Recently news covered the “not so great” situation the Stack Overflow survey exposed about developer happiness. It looks like 80% of the developers are NOT happy about their work.
80% sounds about a lot, I am probably one of those if you ask me a direct question, but the answer is a bit more complicated. But it is not for this post.
This post is about an epiphany I recently had talking with one of my colleagues. In practice my mood switched to: “I am going to ask people that I think should have answers and if they don’t replay it means that they don’t care so why should I?”.
I know, this is a pretty bad standpoint but hey, 80% of developers are unhappy. I am not here to make you smile on this.
Do you know the efficient market hypothesis?
The efficient market hypothesis (EMH), alternatively known as the efficient market theory, is a hypothesis that states that share prices reflect all available information and consistent alpha generation is impossible.
According to the EMH, stocks always trade at their fair value on exchanges, making it impossible for investors to purchase undervalued stocks or sell stocks for inflated prices.
https://www.investopedia.com/terms/e/efficientmarkethypothesis.asp
Well, nice to make this comparison today with the market going down from a couple of days.
If we assume the same applies in a company we can say that everyone does its best to achieve a goal, each one with their own skills. When you don’t write a test because you didn’t get good requirements so you are just making it up for product to have something to showcase and speak about. Or you do not apply safeguards or limits on a new functionality because you asked multiple time if we have clue about what limit we should set you are not doing the best for your project.

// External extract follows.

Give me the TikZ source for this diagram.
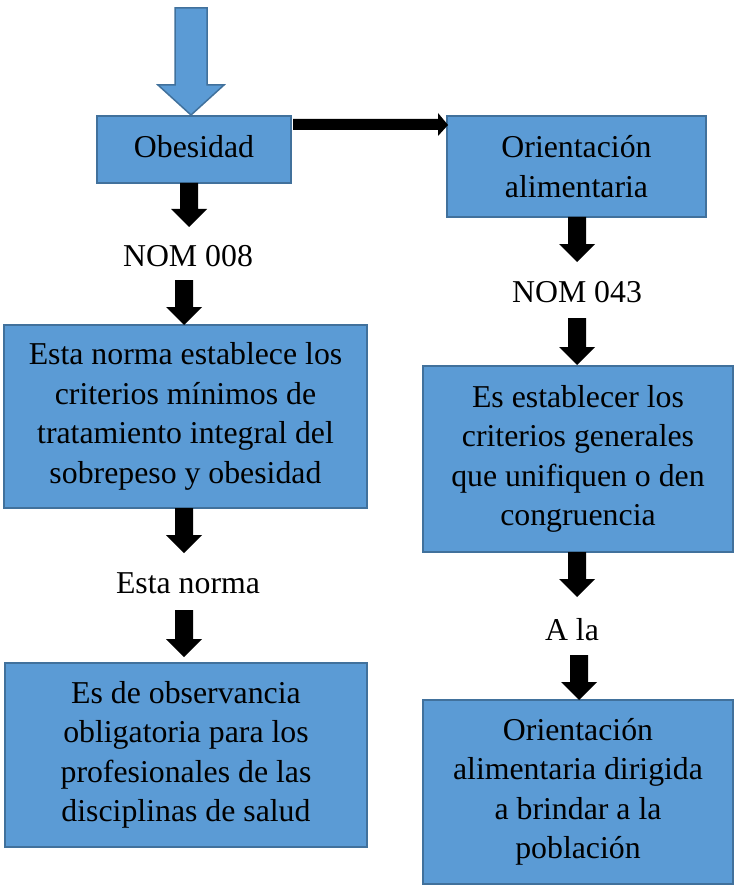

You decrease your professionality and my day usually turn to a shitty one because I want to be 100% all the time! I like to code, to maintain what I write and in order to do that I sometime write tests, or spend a few hours debugging. This can make some timekeeper also called product manager (with lowercase p or m) unhappy because they read a book about moving quick and breaking things so they want me to move quicker? Let’s help them to get better!
What I am going to do instead? I am going to take those decisions, not because I am the best one to take them but because it is in my interest.
I am genuinely interesting to develop a system that is secure, reliable, maintainable, exciting to work with.
To get back to the example with limits and quotas, as a developer we know that resources don’t grow forever. If you use an in memory databases you need to manage that memory and the easy way to go is to be conservative to how much a user can actually do. If you know based on current resources that a limit needs to be set, add it yourself. If you are like me, and you think that somebody else should tell you how that you are wrong. Nobody should tell you how to do your job at your best. When every customer will reach this limit, and they will start complaining you will have in front of you some very interesting conversation! Should we scale out infra up? How do we find the required resources? Should we do some benchmarking and performance optimization?
Otherwise, on a shitty day you will also have to troubleshoot and fix a crash that you knew it was going to show up.